La torpeza de Jorge Fernández Díaz es inaudita. Su torpeza y probablemente algo más. Si Mariano Rajoy se aproximara a la exigencia ética que demandaba al Gobierno socialista, la que pregonaba que iba a ser su insobornable norma de conducta, el ministro del Interior habría sido obligado a dimitir o destituido de inmediato. No es previsible que nada de eso ocurra. Este Gobierno, con su presidente al frente, se caracteriza esencialmente por exhibir un inmenso desprecio hacia la opinión pública, por creer que la mayoría absoluta obtenida en las elecciones de noviembre de 2011 le eximen de cualquier condicionamiento propio de un sistema democrático. Rajoy, al desechar, con media sonrisa incluida, las preguntas de los periodistas que le inquerían a que diera a conocer su opinión sobre la entrevista, demuestra otra vez, una más, que el anuncio hecho después de las elecciones municipales y autonómicas de una mayor transparencia y mejorar la comunicación con la opinión pública fue una promesa que no iba a cumplirse.

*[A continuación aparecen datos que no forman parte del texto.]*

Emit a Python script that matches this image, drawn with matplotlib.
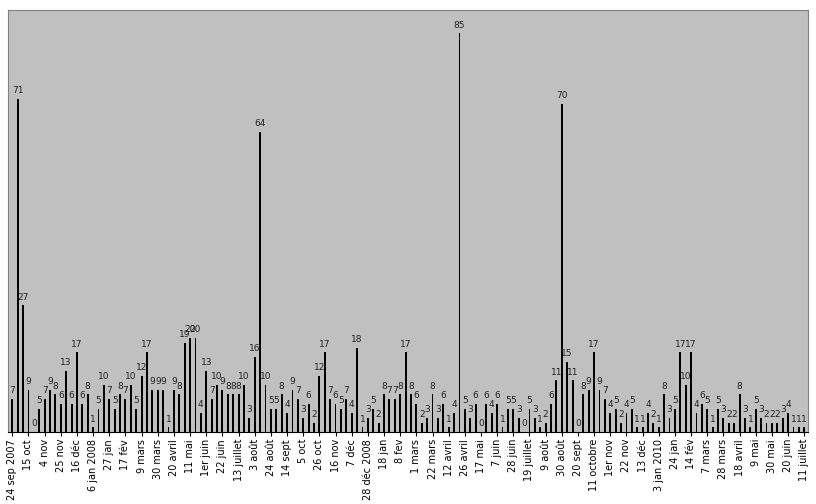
import matplotlib
matplotlib.use("Agg")
import matplotlib.pyplot as plt
import numpy as np

values = [7,71,27,9,0,5,7,9,8,6,
          13,6,17,6,8,1,5,10,7,5,
          8,7,10,5,12,17,9,9,9,1,
          9,8,19,20,20,4,13,7,10,9,
          8,8,8,10,3,16,64,10,5,5,
          8,4,9,7,3,6,2,12,17,7,
          6,5,7,4,18,1,3,5,2,8,
          7,7,8,17,8,6,2,3,8,3,
          6,1,4,85,5,3,6,0,6,4,
          6,1,5,5,3,0,5,3,1,2,
          6,11,70,15,11,0,8,9,17,9,
          7,4,5,2,4,5,1,1,4,2,
          1,8,3,5,17,10,17,4,6,5,
          1,5,3,2,2,8,3,1,5,3,
          2,2,2,3,4,1,1,1]
tick_labels = ["24 sep 2007","15 oct","4 nov","25 nov","16 déc","6 jan 2008","27 jan","17 fév",
               "9 mars","30 mars","20 avril","11 mai","1er juin","22 juin","13 juillet","3 août",
               "24 août","14 sept","5 oct","26 oct","16 nov","7 déc","28 déc 2008","18 jan","8 fev",
               "1 mars","22 mars","12 avril","26 avril","17 mai","7 juin","28 juin","19 juillet",
               "9 août","30 août","20 sept","11 octobre","1er nov","22 nov","13 déc","3 jan 2010",
               "24 jan","14 fév","7 mars","28 mars","18 avril","9 mai","30 mai","20 juin","11 juillet"]

fig = plt.figure(figsize=(8.16, 5.04), dpi=100)
ax = fig.add_axes([8/816, 72/504, 800/816, 422/504])
ax.set_facecolor("#C0C0C0")
x = np.arange(len(values))
ax.bar(x, values, width=0.35, color="black")
for xi, v in zip(x, values):
    ax.text(xi, v + 0.8, str(v), ha="center", va="bottom", fontsize=6.5, color="#222222")
ax.set_xlim(-0.8, len(values) - 0.3)
ax.set_ylim(0, 90)
ax.set_yticks([])
ax.set_xticks(x[::3])
ax.set_xticklabels(tick_labels, rotation=90, fontsize=7)
ax.tick_params(axis="x", length=3, pad=2)
for s in ax.spines.values():
    s.set_color("#808080")
ax.spines["bottom"].set_color("black")
fig.savefig("out.png", dpi=100)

Sorprende el empecinamiento en el error del gobierno de Mariano Rajoy. Es de difícil compresión la inacabable secuencia de errores que se están cometiendo: asediado por los casos de corrupción, concernido por una cuestión tan delicada como la de Cataluña, después de constatar en las elecciones de mayo que las posibilidades del PP de seguir en el gobierno se diluyen, el presidente del Gobierno sigue encastillado en sus posiciones de siempre. ¿Para qué se detiene ante los periodistas si sabe que le preguntarán sobre lo que no tiene intención de decir nada? ¿A qué diantres juega el jefe del Gobierno? Su capacidad de empatía se sabe que es inexistente, pero su cargo le obliga a atender con una cierta diligencia y un mínimo respeto las demandas de la opinión pública. Mariano Rajoy ignora la diligencia, no es virtud que le acompañe, y, por supuesto, deja de lado el respeto debido a los ciudadanos. De tenerlo, de inmediato habría desautorizado a su ministro. Actuaría con la contundencia que requirió en el caso de López Bermejo; plantear la exigencia de la dimisión.

Parecen no ser pocos los dirigentes del PP que saben que con Mariano Rajoy van a pasarlo muy mal en las elecciones generales. Carecen de la fuerza necesaria para propiciar un cambio. Además, el tiempo se ha agotado. A dos meses de la disolución de las Cortes, probablemente en la última semana de octubre, y a cuatro del encuentro con las urnas, Rajoy es el candidato inevitable de la derecha conservadora española. Quienes se aferran a las postreras posibilidades que atisban de invertir la situación en la que se halla el PP, dicen y escriben que las encuestas detectan un cambio de tendencia y que a finales de año, la recuperación económica será lo suficientemente perceptible para que se note en la calle. A lo que añaden que la invocación al desastre que supondría un gobierno alternativo al de Rajoy puede dar los diputados necesarios para seguir gobernando. La invocación al miedo para amarrar votos.

Veremos. Lo cierto es que, otra vez, el mensaje positivo del Gobierno y del PP se ha ido a hacer puñetas. Agosto discurría en su primera quincena con una cierta placidez. Unas vacaciones menos estresantes que las de años anteriores. La crisis empieza a quedar atrás, según la doctrina gubernamental, por lo que es posible el relajo. Pero hete aquí que, de improviso, se da a conocer que el ministro del Interior tiene la fenomenal ocurrencia de recibir en su despacho oficial nada menos que a Rodrigo Rato Figueredo. Lo hace cuando se conocen las grabaciones de las declaraciones de los imputados púnicos, cuando el caso Rato vuelve a la Audiencia Nacional, porque de por medio hay un posible delito de blanqueo de capitales. Con tal panorma, a los españoles se nos informa que Fernández Díaz se ha entrevistado con Rodrigo Rato. El ministerio hace pública una nota informativa desquiciada, en la que se dice que trataron únicamente asuntos intrascendentes. Una agradable conversación entre amigos. Rato remata a Fernández Díaz afirmando que le habló de su situación procesal. De torpeza en torpeza hasta el final.